Cereal Chem 72:539-544 |
Identification of Wheat Genotypes Tolerant to the Effects of Heat Stress on Grain Quality.
C. Blumenthal, F. Bekes, P. W. Gras, E. W. R. Barlow, and C. W. Wrigley. Copyright 1995 by the American Association of Cereal Chemists, Inc.
High-temperature stress (greater than 35 C) during the grain-filling period has the potential to modify grain quality. A consequent weakening of dough properties has been reported for many wheat genotypes. The experiment described in this article was designed to identify wheat genotypes that might be tolerant to the effects of heat stress on grain quality and to further assess the molecular basis of these changes. A diverse set of 45 wheat genotypes was exposed to 10 hr of 40 C on each of three consecutive days in a phytotron. Mean values for all genotypes (with unheated control samples, all in duplicate) showed highly significant changes (P less than 0.001) in 1,000 kernel weight (-17% difference for heat stressed minus control), protein content (17% increase), dough mixing time in a 2-g Mixograph (-13%), and resistance breakdown (17%). The general weakening of dough due to heat was accompanied by a decrease in glutenin-to-gliadin ratio and in the percentage of very large glutenin polymers. Bound lipid content increased, and there was a general reduction (-9%) in the proportion of small (B-type) starch granules.

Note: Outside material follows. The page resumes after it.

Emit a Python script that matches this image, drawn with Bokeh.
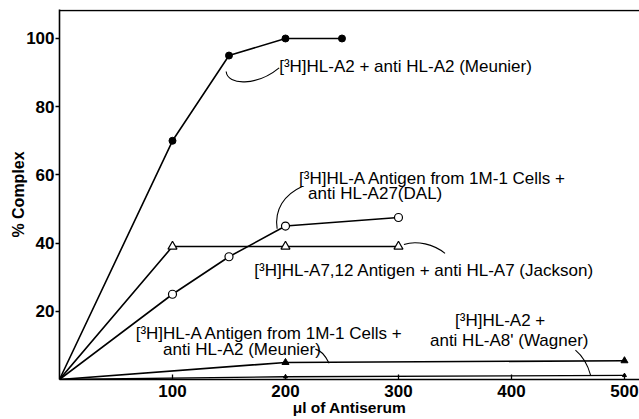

For all these attributes, reactions for individual genotypes ranged from little change (tolerance to heat stress) to considerable change (susceptible to heat stress). A group of genotypes was thus identified that should be useful in breeding attempts to stabilize wheats against heat-related variations in grain quality. Markers identified as potentially useful in breeding for tolerance include the presence of the Glu-D1d allele (glutenin subunits 5 and 10), and increases in glutenin-to-gliadin ratio and in the percentage of very large glutenin polymers.